Rejection of Adulterated Fuel Defense

The Commission closely examined the defense raised by Maruti Suzuki and its dealer, who argued that the presence of a "white jelly-like substance" and water in the fuel tank indicated adulteration. The opposite parties relied on an independent lab report from SGS to assert that the fuel quality was subpar, thereby voiding the vehicle's warranty.

However, the Commission noted that the complainant had only used regular fuel available at standard petrol pumps. The court observed that the core issue was not deliberate fuel adulteration, but the vehicle's inherent inability to process standard ethanol-blended petrol mandated by the government across all fuel stations.

Failure To Provide E20-Compliant Engine

The Commission found that while the vehicle was sold to the complainant in June 2024, it was actually manufactured in January 2023. Crucially, the engine of this specific 2023 model did not support E20 petrol (a 20% ethanol blend), which is now the standard fuel available across Indian markets.

The court noted that because the engine was not designed to handle a 20% ethanol blend, regular use of standard petrol inevitably led to repeated engine failure. The Commission emphasized that the manufacturer and dealer failed to disclose this vital technical limitation to the consumer at the time of sale, leaving him severely prejudiced.

"The failure of the engine was caused by the fact that the vehicle did not support E20 petrol... The opposite parties failed to provide a vehicle with an E20-supported engine, which resulted in the engine failing upon using regular fuel."

Unfair Trade Practice By Dealer And Manufacturer

Addressing the liability of the dealer and manufacturer, the Commission held that passing off an older inventory model that lacked current fuel compatibility standards was a deceptive and unfair trade practice. The forum observed that the consumer was misled into purchasing a vehicle that was technically obsolete for current market fuel standards.

The bench firmly rejected the opposite parties' reliance on the warranty clause that excluded damage caused by external factors.
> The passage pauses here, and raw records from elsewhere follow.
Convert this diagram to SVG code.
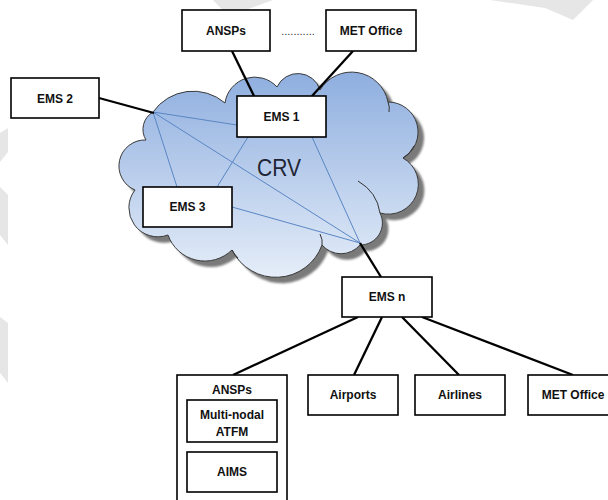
<svg xmlns="http://www.w3.org/2000/svg" width="608" height="500" viewBox="0 0 608 500">
<defs>
<linearGradient id="cg" x1="0" y1="72" x2="0" y2="280" gradientUnits="userSpaceOnUse">
<stop offset="0" stop-color="#8eaedf"/>
<stop offset="1" stop-color="#e6eef9"/>
</linearGradient>
<filter id="blur" x="-10%" y="-10%" width="120%" height="120%"><feGaussianBlur stdDeviation="1.2"/></filter>
<path id="cloud" d="M153,112 A49,49 0 0 1 225,103 A30,30 0 0 1 277,87 A23,23 0 0 1 320,90 A37,37 0 0 1 388,102 A30,30 0 0 1 403,158 A30,30 0 0 1 380,213 A22,22 0 0 1 360,245 A25,25 0 0 1 322,245 A49,49 0 0 1 232,250 A39,39 0 0 1 168,235 A29,29 0 0 1 135,190 A26,26 0 0 1 146,140 A20,20 0 0 1 153,112 Z"/>
</defs>
<style>
.box{fill:#fff;stroke:#000;stroke-width:1.6}
.lbl{font-family:"Liberation Sans",Arial,sans-serif;font-weight:bold;font-size:12px;fill:#111;text-anchor:middle}
.thick{stroke:#000;stroke-width:2.3;fill:none}
.thin{stroke:#5a86c4;stroke-width:1;fill:none}
.inner{stroke:#333;stroke-width:1;fill:none}
.wm{fill:#e6e6e6}
</style>
<rect width="608" height="500" fill="#fff"/>
<g id="watermark">
<polygon class="wm" points="0,133 8,128 8,152 0,162"/>
<polygon class="wm" points="0,187 8,195 8,245 0,235"/>
<polygon class="wm" points="0,317 8,323 8,383 0,373"/>
<polygon class="wm" points="213,0 273,0 240,12 230,18"/>
<polygon class="wm" points="490,0 593,0 573,20 545,8"/>
</g>
<g id="crv">
<use href="#cloud" transform="translate(6,6)" fill="#7a7a7a" filter="url(#blur)"/>
<use href="#cloud" fill="url(#cg)" stroke="#3a3a3a" stroke-width="1"/>
<path class="inner" d="M403,158 Q410,154 414,146"/>
<path class="inner" d="M380,213 Q377,192 358,181"/>
<path class="inner" d="M322,245 Q323,240 320,234"/>
<path class="inner" d="M388,102 Q390,107 389,112"/>
<path class="inner" d="M232,250 Q234,254 238,258"/>
<text x="279" y="176" font-family="Liberation Sans,Arial,sans-serif" font-size="23" fill="#1e2433" text-anchor="middle" textLength="44" lengthAdjust="spacingAndGlyphs">CRV</text>
</g>
<g id="connectors">
<line class="thin" x1="153" y1="112" x2="237" y2="125"/>
<line class="thin" x1="153" y1="112" x2="177" y2="187"/>
<line class="thin" x1="153" y1="112" x2="360" y2="243"/>
<line class="thin" x1="248" y1="137" x2="217" y2="187"/>
<line class="thin" x1="312" y1="137" x2="360" y2="243"/>
<line class="thin" x1="232" y1="207" x2="360" y2="243"/>
<line class="thick" x1="99" y1="98" x2="154" y2="113"/>
<line class="thick" x1="232" y1="51" x2="254" y2="96"/>
<line class="thick" x1="353" y1="51" x2="312" y2="96"/>
<line class="thick" x1="360" y1="243" x2="381" y2="277"/>
<line class="thick" x1="358" y1="317" x2="233" y2="375"/>
<line class="thick" x1="382" y1="317" x2="354" y2="375"/>
<line class="thick" x1="402" y1="317" x2="459" y2="375"/>
<line class="thick" x1="422" y1="317" x2="573" y2="375"/>
</g>
<g id="ansps-top"><rect class="box" x="182" y="10" width="88" height="41"/><text class="lbl" x="226" y="35">ANSPs</text></g>
<g id="dots"><text x="298" y="35" font-family="Liberation Sans,Arial,sans-serif" font-size="11" fill="#333" text-anchor="middle">...........</text></g>
<g id="met-top"><rect class="box" x="326" y="10" width="90" height="41"/><text class="lbl" x="371" y="35">MET Office</text></g>
<g id="ems2"><rect class="box" x="11" y="78" width="88" height="40"/><text class="lbl" x="55" y="103">EMS 2</text></g>
<g id="ems1"><rect class="box" x="237" y="96" width="89" height="41"/><text class="lbl" x="281.5" y="121">EMS 1</text></g>
<g id="ems3"><rect class="box" x="143" y="187" width="89" height="40"/><text class="lbl" x="187.5" y="211">EMS 3</text></g>
<g id="emsn"><rect class="box" x="342" y="277" width="90" height="40"/><text class="lbl" x="387" y="301">EMS n</text></g>
<g id="ansps-bottom">
<rect class="box" x="177" y="375" width="110" height="140"/>
<text class="lbl" x="232" y="394">ANSPs</text>
<g id="atfm"><rect class="box" x="187" y="400" width="90" height="42"/><text class="lbl" x="232" y="419">Multi-nodal</text><text class="lbl" x="232" y="436">ATFM</text></g>
<g id="aims"><rect class="box" x="187" y="452" width="90" height="40"/><text class="lbl" x="232" y="476">AIMS</text></g>
</g>
<g id="airports"><rect class="box" x="308" y="375" width="90" height="40"/><text class="lbl" x="353" y="399">Airports</text></g>
<g id="airlines"><rect class="box" x="415" y="375" width="90" height="40"/><text class="lbl" x="460" y="399">Airlines</text></g>
<g id="met-bottom"><rect class="box" x="528" y="375" width="95" height="40"/><text class="lbl" x="573" y="399">MET Office</text></g>
</svg>
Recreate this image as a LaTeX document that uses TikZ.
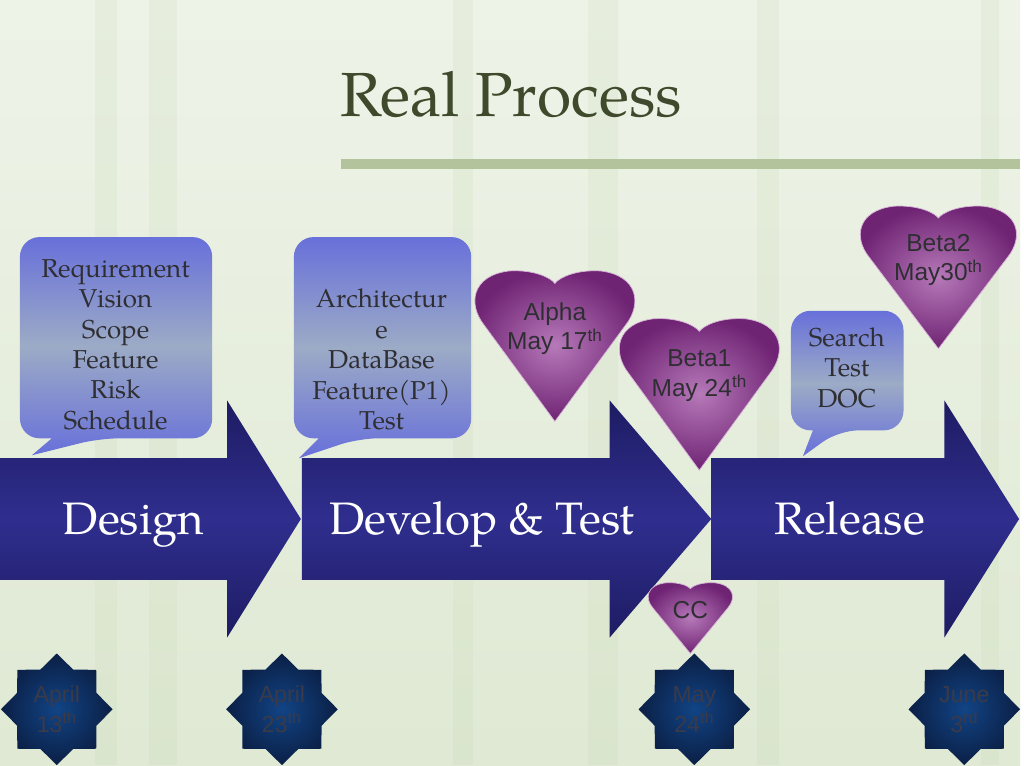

The Commission reasoned that the incompatible fuel was not an "external factor" introduced negligently by the driver, but a systemic issue stemming from the manufacturer's failure to provide an E20-compliant engine while selling the car in 2024.

Concluding the proceedings, the Commission allowed the complaint and directed the opposite parties to either provide a new E20-compliant vehicle of the same model within 45 days or refund the total amount of ₹20,50,494. Furthermore, the Commission imposed a penalty of ₹1,00,000 for mental agony and ₹10,000 towards litigation costs, payable with 7% interest in case of default.